I can only offer anecdotal evidence in the form of a personal experience, but yes; I did type in a lot of those program listings back in the day, on my Commodore 64.
My first encounter with type-in programs was with the Finnish MikroBITTI computer hobbyist magazine. Back in the 1980s, each issue featured several reader-submitted computer programs — so-called “program listings”, which were not much more than dot-matrix printer printouts of the program code, scanned and laid out in columns on the magazine pages.
The published programs targeted the popular microcomputers (“home computers”) of the era — mostly 8-bitters:
The magazine paid a pretty good sum for the “program of the month” and handed out smaller rewards for the others so there was a monetary incentive to try get one published.
The published programs were typically written in various machine-specific BASIC dialects. Any other language was a rarity. Usually they were simple games, sometimes utility software. A program listing was accompanied by a brief description of what the program does, how the reader is supposed to use it, and on which lines the major pieces of logic or subroutines can be found. Sometimes, there was further discussion on how one might port the program to another BASIC dialect or platform.
Initially, you had no way of making sure you had typed every character correctly. A small typo in, say, a conditional statement might not have prevented the program from running but would make it behave strangely. You might also not have known how to produce all the required control characters featured in the listings. For instance, the BASIC variant used in the 8-bit Commodore computers requires the use of various Shift, Commodore key and Ctrl key combinations to produce special screen control characters. These appear in the program listings as inverted graphics symbols, and it is not always obvious from the symbol how you should type it in.
To remedy this, the magazine soon started converting special characters into more explicit key-sequence mnemonics, to make it easier to type them in correctly. They also added checksums on each line.

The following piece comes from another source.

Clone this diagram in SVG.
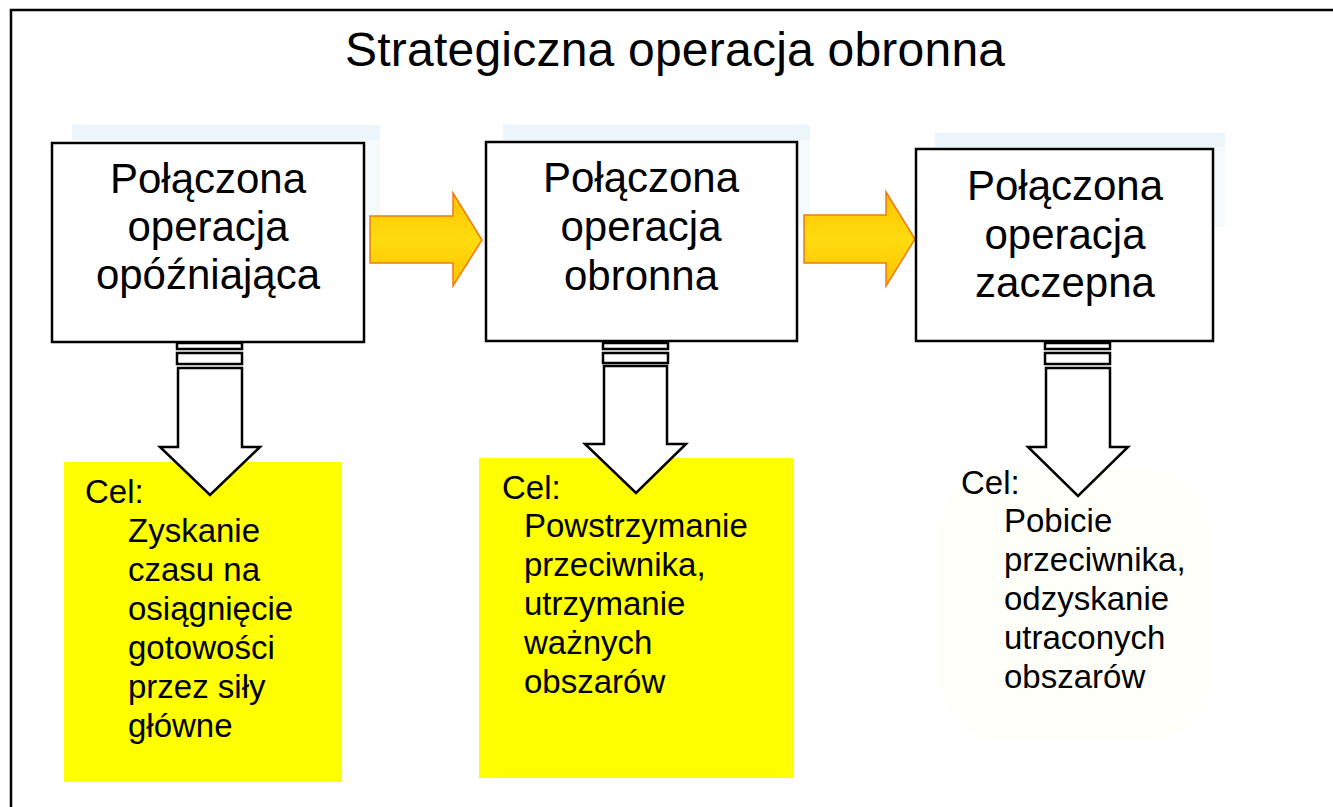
<svg xmlns="http://www.w3.org/2000/svg" width="1333" height="807" viewBox="0 0 1333 807">
<defs>
<linearGradient id="gold" x1="0" y1="0" x2="0" y2="1">
<stop offset="0" stop-color="#ffc200"/>
<stop offset="0.5" stop-color="#ffdc10"/>
<stop offset="1" stop-color="#ffc200"/>
</linearGradient>
<style>
.box{fill:#fff;stroke:#000;stroke-width:2.5}
.shadow{fill:#ebf5fa}
.goal{fill:#ffff00}
.harrow{fill:url(#gold);stroke:#f07a10;stroke-width:1.5;stroke-linejoin:miter}
.darrow{fill:#fff;stroke:#000;stroke-width:2.5;stroke-linejoin:miter}
.t{font-family:"Liberation Sans",Arial,sans-serif;fill:#000}
.title{font-size:48px;text-anchor:middle}
.bt{font-size:42px;text-anchor:middle}
.gt{font-size:33px}
</style>
</defs>
<rect width="1333" height="807" fill="#fff"/>
<path d="M11,807 V10 H1333" fill="none" stroke="#000" stroke-width="2.5"/>
<text class="t title" x="675" y="66" textLength="660">Strategiczna operacja obronna</text>

<g id="shadows">
<rect class="shadow" x="72" y="125" width="308" height="15"/>
<rect class="shadow" x="365" y="138" width="15" height="90" opacity="0.5"/>
<rect class="shadow" x="503" y="125" width="307" height="15"/>
<rect class="shadow" x="797" y="138" width="13" height="90" opacity="0.5"/>
<rect class="shadow" x="935" y="133" width="290" height="14"/>
<rect class="shadow" x="1213" y="147" width="12" height="80" opacity="0.5"/>
</g>

<g id="goal3-bg">
<rect x="940" y="470" width="270" height="270" rx="60" fill="#fffffa"/>
</g>

<g id="goal1">
<rect class="goal" x="64" y="462" width="278" height="320"/>
</g>
<g id="goal2">
<rect class="goal" x="479" y="458" width="315" height="320"/>
</g>

<g id="connectors">
<polygon class="harrow" points="370,216 453,216 453,193 482,240 453,286 453,263 370,263"/>
<polygon class="harrow" points="804,215 886,215 886,192 915,239 886,286 886,263 804,263"/>
<g id="down1">
<rect class="darrow" x="177" y="343" width="65" height="6" stroke-width="2"/>
<rect class="darrow" x="177" y="353" width="65" height="11" stroke-width="2"/>
<polygon class="darrow" points="178,368 242,368 242,447 260,447 210,495 160,447 178,447"/>
</g>
<g id="down2">
<rect class="darrow" x="603" y="343" width="65" height="6" stroke-width="2"/>
<rect class="darrow" x="603" y="353" width="65" height="10" stroke-width="2"/>
<polygon class="darrow" points="604,366 667,366 667,444 686,444 636,493 585,444 604,444"/>
</g>
<g id="down3">
<rect class="darrow" x="1045" y="343" width="65" height="6" stroke-width="2"/>
<rect class="darrow" x="1045" y="353" width="65" height="11" stroke-width="2"/>
<polygon class="darrow" points="1046,368 1110,368 1110,447 1128,447 1078,496 1028,447 1046,447"/>
</g>
</g>

<g id="node1">
<rect class="box" x="52" y="143" width="312" height="199"/>
<text class="t bt" x="208" y="193">Połączona</text>
<text class="t bt" x="208" y="241">operacja</text>
<text class="t bt" x="208" y="289">opóźniająca</text>
</g>
<g id="node2">
<rect class="box" x="486" y="142" width="311" height="199"/>
<text class="t bt" x="641" y="192">Połączona</text>
<text class="t bt" x="641" y="241">operacja</text>
<text class="t bt" x="641" y="290">obronna</text>
</g>
<g id="node3">
<rect class="box" x="916" y="149" width="297" height="192"/>
<text class="t bt" x="1065" y="200">Połączona</text>
<text class="t bt" x="1065" y="249">operacja</text>
<text class="t bt" x="1065" y="297">zaczepna</text>
</g>

<g id="goal1-text" class="t gt">
<text x="85" y="503">Cel:</text>
<text x="128" y="542">Zyskanie</text>
<text x="128" y="581">czasu na</text>
<text x="128" y="620">osiągnięcie</text>
<text x="128" y="659">gotowości</text>
<text x="128" y="698">przez siły</text>
<text x="128" y="737">główne</text>
</g>
<g id="goal2-text" class="t gt">
<text x="502" y="499">Cel:</text>
<text x="524" y="537">Powstrzymanie</text>
<text x="524" y="576">przeciwnika,</text>
<text x="524" y="615">utrzymanie</text>
<text x="524" y="654">ważnych</text>
<text x="524" y="693">obszarów</text>
</g>
<g id="goal3-text" class="t gt">
<text x="961" y="494">Cel:</text>
<text x="1004" y="532">Pobicie</text>
<text x="1004" y="571">przeciwnika,</text>
<text x="1004" y="610">odzyskanie</text>
<text x="1004" y="649">utraconych</text>
<text x="1004" y="688">obszarów</text>
</g>
</svg>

There was a separate, small, type-in utility program which would help with the checksums. Once loaded and run, it would sit in the background, monitor the user’s keystrokes and calculate a checksum value and display it in the corner of the screen each time you typed in a new BASIC line and pressed Enter. This made it easy to check that you have, in fact, typed in each line exactly as intended.

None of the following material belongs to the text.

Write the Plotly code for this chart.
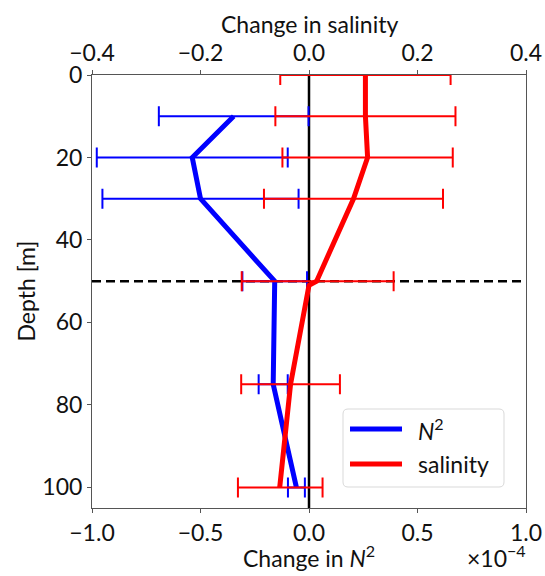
import plotly.graph_objects as go

# Depth levels (m)
n2_depth = [10, 20, 30, 50, 75, 100]
sal_depth = [0, 10, 20, 30, 50, 51, 75, 100]
sal_err_depth = [0, 10, 20, 30, 50, 75, 100]

# Change in N^2, in units of 1e-4 s^-2, with error half-widths
n2_change = [-0.347, -0.538, -0.50, -0.158, -0.165, -0.058]
n2_err = [0.345, 0.44, 0.452, 0.149, 0.067, 0.039]

# Change in salinity profile and its error half-widths
sal_change = [0.104, 0.104, 0.108, 0.082, 0.014, 0.0, -0.034, -0.054]
sal_err_center = [0.104, 0.104, 0.108, 0.082, 0.016, -0.034, -0.053]
sal_err = [0.157, 0.166, 0.157, 0.165, 0.14, 0.091, 0.078]

n2_ticks = [-1.0, -0.5, 0.0, 0.5, 1.0]
sal_ticks = [-0.4, -0.2, 0.0, 0.2, 0.4]
depth_ticks = [0, 20, 40, 60, 80, 100]


def fmt(v):
    s = f"{abs(v):.1f}"
    return ("\u2212" + s) if v < 0 else s


FONT = "Lato"
BLUE = "#0000ff"
RED = "#ff0000"
TXT = dict(family=FONT, size=23, color="#111")

fig = go.Figure()

# N^2 profile with horizontal error bars
fig.add_trace(go.Scatter(
    x=n2_change, y=n2_depth, mode="lines",
    line=dict(color=BLUE, width=5),
    error_x=dict(type="data", array=n2_err, color=BLUE, thickness=2, width=10),
    name="N2", showlegend=False, xaxis="x", yaxis="y",
))

# Salinity profile line
fig.add_trace(go.Scatter(
    x=sal_change, y=sal_depth, mode="lines",
    line=dict(color=RED, width=5),
    showlegend=False, xaxis="x2", yaxis="y",
))

# Salinity error bars
fig.add_trace(go.Scatter(
    x=sal_err_center, y=sal_err_depth, mode="markers",
    marker=dict(size=1, color=RED, opacity=0),
    error_x=dict(type="data", array=sal_err, color=RED, thickness=2, width=10),
    showlegend=False, xaxis="x2", yaxis="y",
))

axis_common = dict(
    showline=True, linecolor="#555", linewidth=1,
    ticks="outside", ticklen=4, tickwidth=1, tickcolor="#555",
    showgrid=False, zeroline=False, automargin=False,
    tickfont=TXT,
)

W, H = 545, 576
ML, MR, MT, MB = 92, 19, 75, 68
pw, ph = W - ML - MR, H - MT - MB

fig.update_layout(
    width=W, height=H,
    margin=dict(l=ML, r=MR, t=MT, b=MB, autoexpand=False),
    paper_bgcolor="white", plot_bgcolor="white",
    font=TXT,
    xaxis=dict(
        range=[-1.0, 1.0], tickvals=n2_ticks,
        ticktext=[fmt(v) for v in n2_ticks],
        **axis_common,
    ),
    xaxis2=dict(
        range=[-0.4, 0.4], overlaying="x", side="top", anchor="y",
        tickvals=sal_ticks, ticktext=[fmt(v) for v in sal_ticks],
        **axis_common,
    ),
    yaxis=dict(
        range=[105, 0], tickvals=depth_ticks,
        ticktext=[str(v) for v in depth_ticks],
        mirror=True,
        **axis_common,
    ),
    showlegend=False,
)


def px(x):
    return (x - ML) / pw


def py(y):
    return (H - MB - y) / ph


# Axis titles
fig.add_annotation(xref="paper", yref="paper", x=0.5, y=py(556),
                   xanchor="center", yanchor="middle", showarrow=False,
                   text="Change in <i>N</i><sup>2</sup>", font=TXT)
fig.add_annotation(xref="paper", yref="paper", x=0.5, y=py(24),
                   xanchor="center", yanchor="middle", showarrow=False,
                   text="Change in salinity", font=TXT)
fig.add_annotation(xref="paper", yref="paper", x=px(25), y=0.5,
                   xanchor="center", yanchor="middle", showarrow=False,
                   textangle=-90, text="Depth [m]", font=TXT)

# Zero line and the 50 m reference depth
fig.add_shape(type="line", xref="x", yref="paper", x0=0, x1=0, y0=0, y1=1,
              line=dict(color="black", width=2.5), layer="below")
fig.add_shape(type="line", xref="paper", yref="y", x0=0, x1=1, y0=50, y1=50,
              line=dict(color="black", width=2.5, dash="9px,5px"), layer="below")

# Offset label for the N^2 axis
fig.add_annotation(xref="paper", yref="paper", x=px(528), y=py(556),
                   xanchor="right", yanchor="middle", showarrow=False,
                   text="\u00d710<sup>\u22124</sup>", font=TXT)

# Legend box with rounded corners
lx0, lx1, ly0, ly1, rr = 343, 504, 409, 487, 5
box_path = (
    f"M {lx0 + rr},{ly0} L {lx1 - rr},{ly0} Q {lx1},{ly0} {lx1},{ly0 + rr} "
    f"L {lx1},{ly1 - rr} Q {lx1},{ly1} {lx1 - rr},{ly1} "
    f"L {lx0 + rr},{ly1} Q {lx0},{ly1} {lx0},{ly1 - rr} "
    f"L {lx0},{ly0 + rr} Q {lx0},{ly0} {lx0 + rr},{ly0} Z"
)
fig.add_shape(type="path", xref="x domain", yref="y domain",
              path=" ".join(
                  tok if "," not in tok else
                  f"{px(float(tok.split(',')[0]))},{py(float(tok.split(',')[1]))}"
                  for tok in box_path.split(" ")),
              line=dict(color="#d9d9d9", width=1), fillcolor="rgba(255,255,255,0.85)")

legend_items = [("<i>N</i><sup>2</sup>", BLUE, 429), ("salinity", RED, 464)]
for label, color, yy in legend_items:
    fig.add_shape(type="line", xref="paper", yref="paper",
                  x0=px(350), x1=px(402), y0=py(yy), y1=py(yy),
                  line=dict(color=color, width=5))
    fig.add_annotation(xref="paper", yref="paper", x=px(416), y=py(yy),
                       xanchor="left", yanchor="middle", showarrow=False,
                       text=label, font=TXT)

fig.write_html("out.html")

In many homes, it was the responsibility of a dutiful adult (mommy or daddy) to read aloud the program code from the magazine which their offspring would then type in as dictated.
Later on, the program listings started turning increasingly into BASIC loaders for machine-language code. The program would start with a small routine which would read raw byte values from DATA statements in a loop and copy them into a suitable memory area, then start executing that data as machine language code. The rest of the code to be typed in would have been just endless DATA statements with comma-separated decimal numbers, or a bit later, gobbledygok strings resembling Base64 encoding. This allowed distributing more capable programs (since machine language allowed using the capabilities of the computer to the fullest) but those endless DATA statements were no longer fun to type in or look at, as you could not really study what was going on by looking at the program listing.
All in all, it was a very inefficient and cumbersome method of distributing software. Yet, getting your hands on a new issue fresh off the press and seeing what kind of new programs they had published this time was exciting, as was the idea of being part of this larger community of hobbyists where ordinary people could have their self-written computer programs published and distributed to the masses in this rather public way — on the pages of a widely-circulated magazine.
Magazines were not the only source of type-in programs. The user guides provided with the computer usually came with a BASIC programming manual that had small type-in sample programs demonstrating various features.
There were also many programming books catering for the hobbyist programmer / microcomputer / home computer market, also featuring type-in programs.